### Instructions for the task
In this exercise, print only the lines of the records below from the one with "Convert this chart to Apache ECharts code." through the one with "false, false, false];", inclusive. Pictures are not part of the copy.

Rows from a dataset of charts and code
%%
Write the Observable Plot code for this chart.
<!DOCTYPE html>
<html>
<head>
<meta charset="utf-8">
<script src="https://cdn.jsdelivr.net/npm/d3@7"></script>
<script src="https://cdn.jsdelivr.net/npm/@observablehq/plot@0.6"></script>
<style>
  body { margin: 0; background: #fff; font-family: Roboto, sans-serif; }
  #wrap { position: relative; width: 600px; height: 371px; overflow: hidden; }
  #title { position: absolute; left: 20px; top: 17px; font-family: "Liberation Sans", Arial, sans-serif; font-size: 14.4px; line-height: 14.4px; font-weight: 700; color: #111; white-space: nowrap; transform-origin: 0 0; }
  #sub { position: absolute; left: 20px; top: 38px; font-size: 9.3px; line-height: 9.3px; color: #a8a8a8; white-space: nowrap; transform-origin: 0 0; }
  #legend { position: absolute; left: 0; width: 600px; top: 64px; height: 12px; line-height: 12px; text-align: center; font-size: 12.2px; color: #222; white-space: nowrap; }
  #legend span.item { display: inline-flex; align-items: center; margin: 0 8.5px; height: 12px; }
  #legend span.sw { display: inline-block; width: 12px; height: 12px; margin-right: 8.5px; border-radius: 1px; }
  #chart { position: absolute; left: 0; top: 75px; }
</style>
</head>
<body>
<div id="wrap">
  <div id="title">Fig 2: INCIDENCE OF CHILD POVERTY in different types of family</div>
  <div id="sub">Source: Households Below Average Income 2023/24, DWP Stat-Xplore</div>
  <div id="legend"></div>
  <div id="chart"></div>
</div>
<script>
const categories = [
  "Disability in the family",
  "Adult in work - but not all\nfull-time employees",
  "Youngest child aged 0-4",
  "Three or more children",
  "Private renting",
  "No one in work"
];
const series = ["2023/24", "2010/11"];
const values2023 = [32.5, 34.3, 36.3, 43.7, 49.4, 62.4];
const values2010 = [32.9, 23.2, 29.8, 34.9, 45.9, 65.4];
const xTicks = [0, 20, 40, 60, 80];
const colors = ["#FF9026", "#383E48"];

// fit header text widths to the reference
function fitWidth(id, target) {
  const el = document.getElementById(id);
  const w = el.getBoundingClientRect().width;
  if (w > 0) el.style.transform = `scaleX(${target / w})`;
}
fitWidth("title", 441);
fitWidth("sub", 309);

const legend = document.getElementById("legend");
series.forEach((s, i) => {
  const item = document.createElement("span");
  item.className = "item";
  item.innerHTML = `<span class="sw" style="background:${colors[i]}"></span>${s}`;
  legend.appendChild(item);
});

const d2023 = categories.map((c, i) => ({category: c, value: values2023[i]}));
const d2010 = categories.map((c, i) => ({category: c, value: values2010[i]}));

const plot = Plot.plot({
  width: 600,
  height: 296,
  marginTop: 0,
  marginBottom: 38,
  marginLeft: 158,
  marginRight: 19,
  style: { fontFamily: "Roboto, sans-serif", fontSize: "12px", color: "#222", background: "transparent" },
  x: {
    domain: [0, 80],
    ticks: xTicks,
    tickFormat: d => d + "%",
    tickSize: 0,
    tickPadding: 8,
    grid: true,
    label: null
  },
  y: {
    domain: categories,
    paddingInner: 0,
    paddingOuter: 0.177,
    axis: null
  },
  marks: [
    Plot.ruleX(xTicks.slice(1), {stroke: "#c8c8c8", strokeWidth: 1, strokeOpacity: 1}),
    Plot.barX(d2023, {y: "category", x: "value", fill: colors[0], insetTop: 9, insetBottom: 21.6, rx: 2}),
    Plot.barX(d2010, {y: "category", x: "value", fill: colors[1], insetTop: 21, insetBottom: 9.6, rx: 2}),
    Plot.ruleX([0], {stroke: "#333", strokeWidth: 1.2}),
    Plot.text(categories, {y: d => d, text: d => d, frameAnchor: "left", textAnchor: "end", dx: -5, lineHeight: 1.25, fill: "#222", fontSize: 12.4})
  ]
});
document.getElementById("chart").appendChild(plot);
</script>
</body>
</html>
%%
%%
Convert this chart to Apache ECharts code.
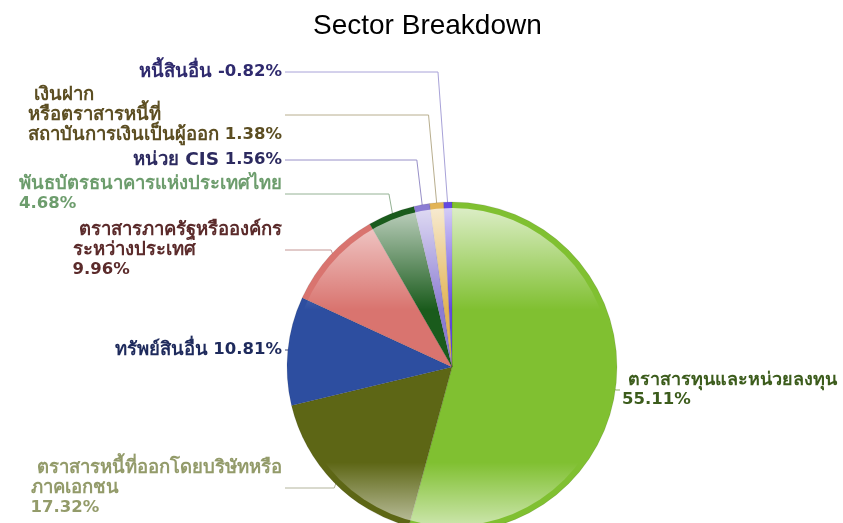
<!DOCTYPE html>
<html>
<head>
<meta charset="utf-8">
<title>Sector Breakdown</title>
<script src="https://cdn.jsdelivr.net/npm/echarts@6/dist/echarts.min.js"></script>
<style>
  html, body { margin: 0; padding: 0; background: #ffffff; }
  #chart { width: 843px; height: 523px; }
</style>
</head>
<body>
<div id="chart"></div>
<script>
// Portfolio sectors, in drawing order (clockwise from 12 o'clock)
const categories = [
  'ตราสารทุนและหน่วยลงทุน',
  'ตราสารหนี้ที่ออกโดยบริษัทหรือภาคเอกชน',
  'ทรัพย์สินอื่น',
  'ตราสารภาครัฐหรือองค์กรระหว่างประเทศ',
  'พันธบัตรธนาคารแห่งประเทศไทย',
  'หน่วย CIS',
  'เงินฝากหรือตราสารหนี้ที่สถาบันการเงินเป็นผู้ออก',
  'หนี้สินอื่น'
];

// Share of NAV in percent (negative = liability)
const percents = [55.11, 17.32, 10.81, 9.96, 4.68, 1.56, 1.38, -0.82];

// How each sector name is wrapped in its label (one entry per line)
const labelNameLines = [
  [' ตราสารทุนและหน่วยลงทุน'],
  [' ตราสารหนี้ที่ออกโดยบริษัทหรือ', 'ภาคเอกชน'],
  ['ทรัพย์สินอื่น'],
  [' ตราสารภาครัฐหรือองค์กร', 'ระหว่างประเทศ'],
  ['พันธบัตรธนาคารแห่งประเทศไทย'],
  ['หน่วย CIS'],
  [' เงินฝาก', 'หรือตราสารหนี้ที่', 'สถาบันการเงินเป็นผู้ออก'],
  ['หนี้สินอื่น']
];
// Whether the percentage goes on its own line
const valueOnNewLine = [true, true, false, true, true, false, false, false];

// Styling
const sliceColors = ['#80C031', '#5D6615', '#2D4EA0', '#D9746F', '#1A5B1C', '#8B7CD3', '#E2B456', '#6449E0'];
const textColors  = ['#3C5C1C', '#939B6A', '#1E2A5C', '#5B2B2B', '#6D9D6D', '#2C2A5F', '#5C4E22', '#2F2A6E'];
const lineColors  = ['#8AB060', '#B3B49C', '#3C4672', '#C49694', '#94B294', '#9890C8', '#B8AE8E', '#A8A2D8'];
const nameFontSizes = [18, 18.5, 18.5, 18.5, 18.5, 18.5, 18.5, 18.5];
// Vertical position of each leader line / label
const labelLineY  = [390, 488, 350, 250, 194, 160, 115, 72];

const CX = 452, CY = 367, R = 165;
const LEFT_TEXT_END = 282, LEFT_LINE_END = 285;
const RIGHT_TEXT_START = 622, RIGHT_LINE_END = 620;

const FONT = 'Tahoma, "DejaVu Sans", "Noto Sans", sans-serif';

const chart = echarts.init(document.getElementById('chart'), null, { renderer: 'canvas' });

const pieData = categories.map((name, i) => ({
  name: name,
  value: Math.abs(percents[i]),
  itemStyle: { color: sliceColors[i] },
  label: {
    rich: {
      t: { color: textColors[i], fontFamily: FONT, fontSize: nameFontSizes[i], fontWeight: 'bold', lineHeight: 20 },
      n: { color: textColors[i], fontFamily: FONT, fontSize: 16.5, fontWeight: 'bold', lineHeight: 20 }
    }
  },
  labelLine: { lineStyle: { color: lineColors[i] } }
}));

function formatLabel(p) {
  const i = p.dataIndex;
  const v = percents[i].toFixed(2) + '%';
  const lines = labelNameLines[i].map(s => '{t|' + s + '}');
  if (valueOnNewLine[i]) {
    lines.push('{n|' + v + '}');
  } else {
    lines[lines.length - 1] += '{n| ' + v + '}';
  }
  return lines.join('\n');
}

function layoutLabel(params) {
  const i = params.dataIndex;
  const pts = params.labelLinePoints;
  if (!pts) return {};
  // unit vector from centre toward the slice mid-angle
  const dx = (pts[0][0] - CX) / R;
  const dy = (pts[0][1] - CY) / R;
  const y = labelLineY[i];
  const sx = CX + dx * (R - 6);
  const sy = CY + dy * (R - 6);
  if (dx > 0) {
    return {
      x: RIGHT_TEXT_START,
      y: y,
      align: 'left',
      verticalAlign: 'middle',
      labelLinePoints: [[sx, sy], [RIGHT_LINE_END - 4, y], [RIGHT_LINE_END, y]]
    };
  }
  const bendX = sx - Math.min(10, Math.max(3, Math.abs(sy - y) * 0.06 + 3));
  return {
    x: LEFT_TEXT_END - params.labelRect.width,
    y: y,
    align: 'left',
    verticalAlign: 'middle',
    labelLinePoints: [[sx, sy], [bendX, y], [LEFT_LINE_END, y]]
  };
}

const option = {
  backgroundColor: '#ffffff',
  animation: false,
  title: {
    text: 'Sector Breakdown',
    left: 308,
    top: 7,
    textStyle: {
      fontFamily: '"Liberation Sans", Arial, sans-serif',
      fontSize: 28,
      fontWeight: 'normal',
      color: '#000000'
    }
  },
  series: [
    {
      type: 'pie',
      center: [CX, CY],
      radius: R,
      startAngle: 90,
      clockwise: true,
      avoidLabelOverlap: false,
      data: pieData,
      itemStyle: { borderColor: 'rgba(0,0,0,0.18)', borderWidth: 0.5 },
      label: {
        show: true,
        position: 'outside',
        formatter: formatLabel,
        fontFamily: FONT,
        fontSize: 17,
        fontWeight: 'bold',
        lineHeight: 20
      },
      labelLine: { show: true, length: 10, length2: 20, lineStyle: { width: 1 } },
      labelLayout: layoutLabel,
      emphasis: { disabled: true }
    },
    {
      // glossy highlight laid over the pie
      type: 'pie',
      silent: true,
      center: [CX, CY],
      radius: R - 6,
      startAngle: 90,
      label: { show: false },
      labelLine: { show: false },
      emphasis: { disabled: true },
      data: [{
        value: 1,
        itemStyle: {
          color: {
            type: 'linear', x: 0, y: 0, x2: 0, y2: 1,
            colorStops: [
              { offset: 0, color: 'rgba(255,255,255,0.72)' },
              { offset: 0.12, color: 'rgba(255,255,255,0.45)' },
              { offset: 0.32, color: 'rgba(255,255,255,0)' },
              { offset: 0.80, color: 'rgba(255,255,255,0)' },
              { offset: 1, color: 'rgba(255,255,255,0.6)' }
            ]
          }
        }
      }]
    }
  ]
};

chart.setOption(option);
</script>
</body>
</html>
%%
### Written response
Convert this chart to Apache ECharts code.
<!DOCTYPE html>
<html>
<head>
<meta charset="utf-8">
<title>Sector Breakdown</title>
<script src="https://cdn.jsdelivr.net/npm/echarts@6/dist/echarts.min.js"></script>
<style>
  html, body { margin: 0; padding: 0; background: #ffffff; }
  #chart { width: 843px; height: 523px; }
</style>
</head>
<body>
<div id="chart"></div>
<script>
// Portfolio sectors, in drawing order (clockwise from 12 o'clock)
const categories = [
  'ตราสารทุนและหน่วยลงทุน',
  'ตราสารหนี้ที่ออกโดยบริษัทหรือภาคเอกชน',
  'ทรัพย์สินอื่น',
  'ตราสารภาครัฐหรือองค์กรระหว่างประเทศ',
  'พันธบัตรธนาคารแห่งประเทศไทย',
  'หน่วย CIS',
  'เงินฝากหรือตราสารหนี้ที่สถาบันการเงินเป็นผู้ออก',
  'หนี้สินอื่น'
];

// Share of NAV in percent (negative = liability)
const percents = [55.11, 17.32, 10.81, 9.96, 4.68, 1.56, 1.38, -0.82];

// How each sector name is wrapped in its label (one entry per line)
const labelNameLines = [
  [' ตราสารทุนและหน่วยลงทุน'],
  [' ตราสารหนี้ที่ออกโดยบริษัทหรือ', 'ภาคเอกชน'],
  ['ทรัพย์สินอื่น'],
  [' ตราสารภาครัฐหรือองค์กร', 'ระหว่างประเทศ'],
  ['พันธบัตรธนาคารแห่งประเทศไทย'],
  ['หน่วย CIS'],
  [' เงินฝาก', 'หรือตราสารหนี้ที่', 'สถาบันการเงินเป็นผู้ออก'],
  ['หนี้สินอื่น']
];
// Whether the percentage goes on its own line
const valueOnNewLine = [true, true, false, true, true, false, false, false];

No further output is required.